Jakarta Aturan yang mengatur cukai Minuman Berpemanis dalam Kemasan (MBDK), pembatasan Gula-Garam-Lemak (GGL), zonasi penjualan rokok, hingga rencana penyeragaman kemasan rokok tanpa identitas merek sebagai rancangan aturan turunannya dinilai berpotensi menekan sektor industri strategis dan menggerus daya beli masyarakat, sehingga menghambat laju pertumbuhan ekonomi Indonesia.
Ketua Umum Asosiasi Pengusaha Indonesia (APINDO), Shinta Kamdani, menegaskan perlunya deregulasi terhadap aturan yang menghambat industri. Ia menyoroti bahwa kebijakan yang terlalu ketat justru dapat mendorong peralihan konsumsi masyarakat ke produk-produk yang lebih murah, bahkan ilegal
. Hal ini tidak hanya menggerus pendapatan industri legal, tetapi juga menurunkan potensi penerimaan negara dari cukai, PPN, dan pajak lainnya, yang dapat memperlemah basis fiskal negara.
Padahal, selama ini, pemasukan dari industri hasil tembakau (IHT) menjadi salah satu pembiayaan pembangunan nasional. “Jika tidak ada revisi atau penyesuaian kebijakan, maka target ambisius pertumbuhan ekonomi 8 persen akan semakin sulit dicapai, katanya dikutip Selasa (20/5/2025).

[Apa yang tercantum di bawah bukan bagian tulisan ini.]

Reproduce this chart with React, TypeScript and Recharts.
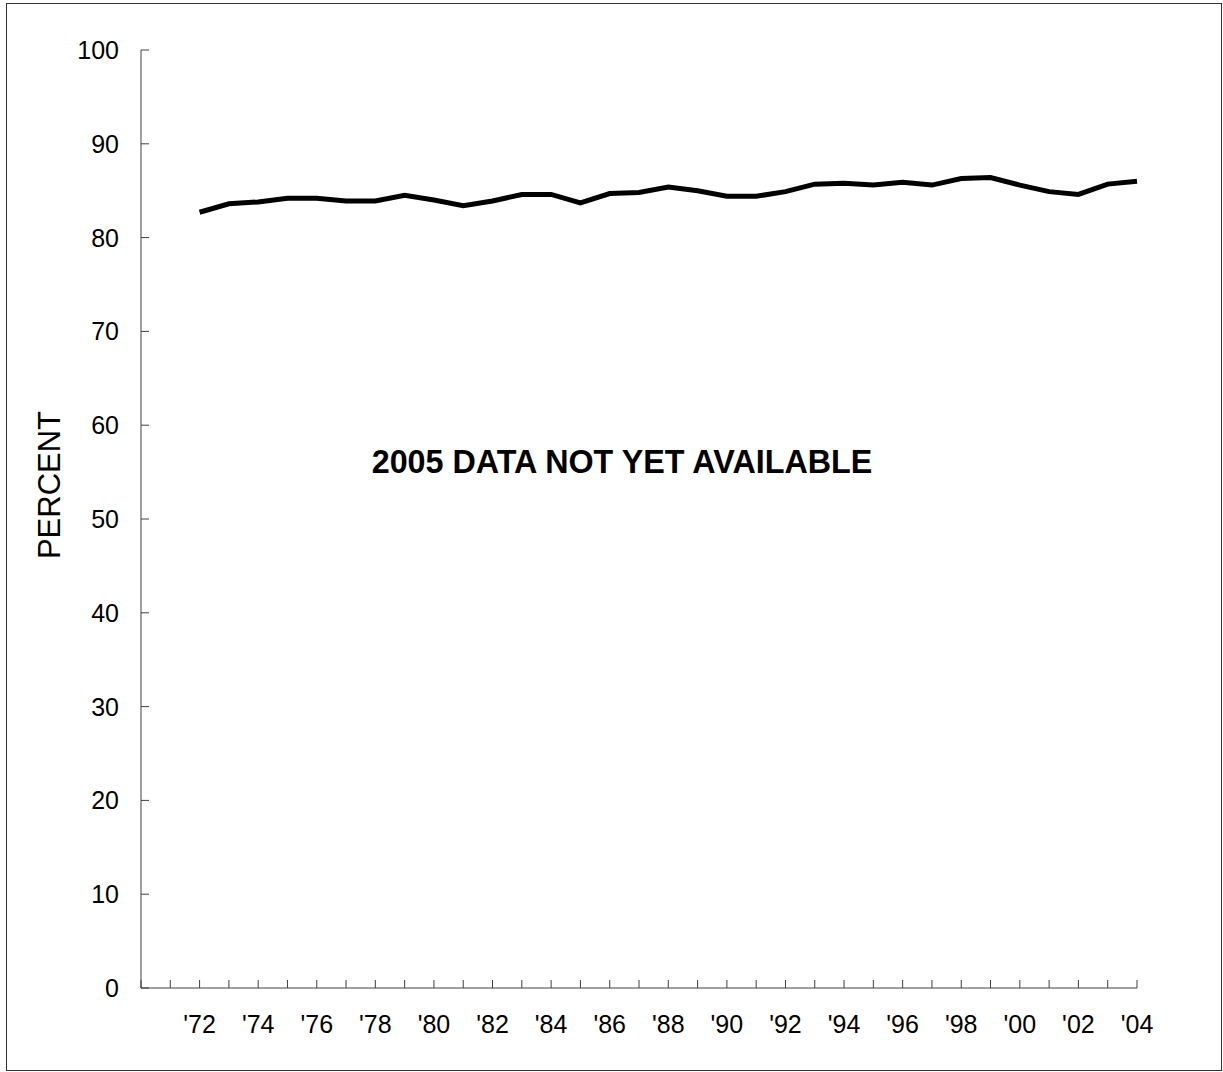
import React from 'react';
import { LineChart, Line, XAxis, YAxis } from 'recharts';

// School years on the category axis, '70 through '04
const years = [
  "'70", "'71", "'72", "'73", "'74", "'75", "'76", "'77", "'78", "'79",
  "'80", "'81", "'82", "'83", "'84", "'85", "'86", "'87", "'88", "'89",
  "'90", "'91", "'92", "'93", "'94", "'95", "'96", "'97", "'98", "'99",
  "'00", "'01", "'02", "'03", "'04",
];

// Percent values (no data for '70 and '71)
const percent = [
  null, null, 82.7, 83.6, 83.8, 84.2, 84.2, 83.9, 83.9, 84.5,
  84.0, 83.4, 83.9, 84.6, 84.6, 83.7, 84.7, 84.8, 85.4, 85.0,
  84.4, 84.4, 84.9, 85.7, 85.8, 85.6, 85.9, 85.6, 86.3, 86.4,
  85.6, 84.9, 84.6, 85.7, 86.0,
];

const labeledYears = ["'72", "'74", "'76", "'78", "'80", "'82", "'84", "'86", "'88",
  "'90", "'92", "'94", "'96", "'98", "'00", "'02", "'04"];

const yTicks = [0, 10, 20, 30, 40, 50, 60, 70, 80, 90, 100];

const data = years.map((year, i) => ({ year, pct: percent[i] }));

const FONT = '"Liberation Sans", Arial, Helvetica, sans-serif';
const AXIS_COLOR = '#404040';

// ticks point inward, so both axes draw their own little marks
const XTick = (props: any) => {
  const { x, y, payload } = props;
  return (
    <g>
      <line x1={x} y1={y} x2={x} y2={y - 8} stroke={AXIS_COLOR} strokeWidth={1} />
      {labeledYears.includes(payload.value) && (
        <text x={x} y={y + 45} textAnchor="middle" fill="#000" fontSize={25} fontFamily={FONT}>
          {payload.value}
        </text>
      )}
    </g>
  );
};

const YTick = (props: any) => {
  const { x, y, payload } = props;
  return (
    <g>
      <line x1={x} y1={y} x2={x + 8} y2={y} stroke={AXIS_COLOR} strokeWidth={1} />
      <text x={x - 22} y={y + 9} textAnchor="end" fill="#000" fontSize={25} fontFamily={FONT}>
        {payload.value}
      </text>
    </g>
  );
};

export default function App() {
  return (
    <div style={{ position: 'absolute', left: 0, top: 0, width: 1223, height: 1072, background: '#fff', fontFamily: FONT }}>
      <div
        style={{
          position: 'absolute', left: 6, top: 3, width: 1216, height: 1068,
          border: '1.5px solid #333', boxSizing: 'border-box',
        }}
      />
      <div style={{ position: 'absolute', left: 0, top: 0 }}>
        <LineChart
          width={1223}
          height={1072}
          data={data}
          margin={{ top: 50, right: 86, left: 81, bottom: 24 }}
        >
          <XAxis
            dataKey="year"
            interval={0}
            height={60}
            stroke={AXIS_COLOR}
            tickSize={0}
            tickMargin={0}
            tickLine={false}
            tick={<XTick />}
          />
          <YAxis
            domain={[0, 100]}
            ticks={yTicks}
            width={60}
            stroke={AXIS_COLOR}
            tickSize={0}
            tickMargin={0}
            tickLine={false}
            tick={<YTick />}
          />
          <Line
            type="linear"
            dataKey="pct"
            stroke="#000"
            strokeWidth={5}
            dot={false}
            activeDot={false}
            isAnimationActive={false}
          />
        </LineChart>
      </div>
      <div
        style={{
          position: 'absolute', left: 48.5, top: 485, fontSize: 31, color: '#000',
          transform: 'translate(-50%, -50%) rotate(-90deg)', whiteSpace: 'nowrap', lineHeight: 1,
        }}
      >
        PERCENT
      </div>
      <div
        style={{
          position: 'absolute', left: 622, top: 462, fontSize: 32.3, fontWeight: 700, color: '#000',
          transform: 'translate(-50%, -50%)', whiteSpace: 'nowrap', lineHeight: 1,
        }}
      >
        2005 DATA NOT YET AVAILABLE
      </div>
    </div>
  );
}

Shinta juga menekankan bahwa sektor Industri Hasil Tembakau (IHT) dan industri makanan-minuman merupakan tulang punggung sektor manufaktur yang padat karya. Kedua sektor ini tidak hanya menyerap jutaan tenaga kerja, tetapi juga menyumbang signifikan terhadap penerimaan negara.
IHT dan industri makanan minuman mewakili sektor padat karya yang masih produktif berkontribusi kepada penyerapan tenaga kerja, sekaligus kontribusi fiskal penerimaan negara, sehingga perlu bijaksana dalam menerapkan regulasi yang berpotensi mengurangi kinerja atau produktivitasnya, tambahnya.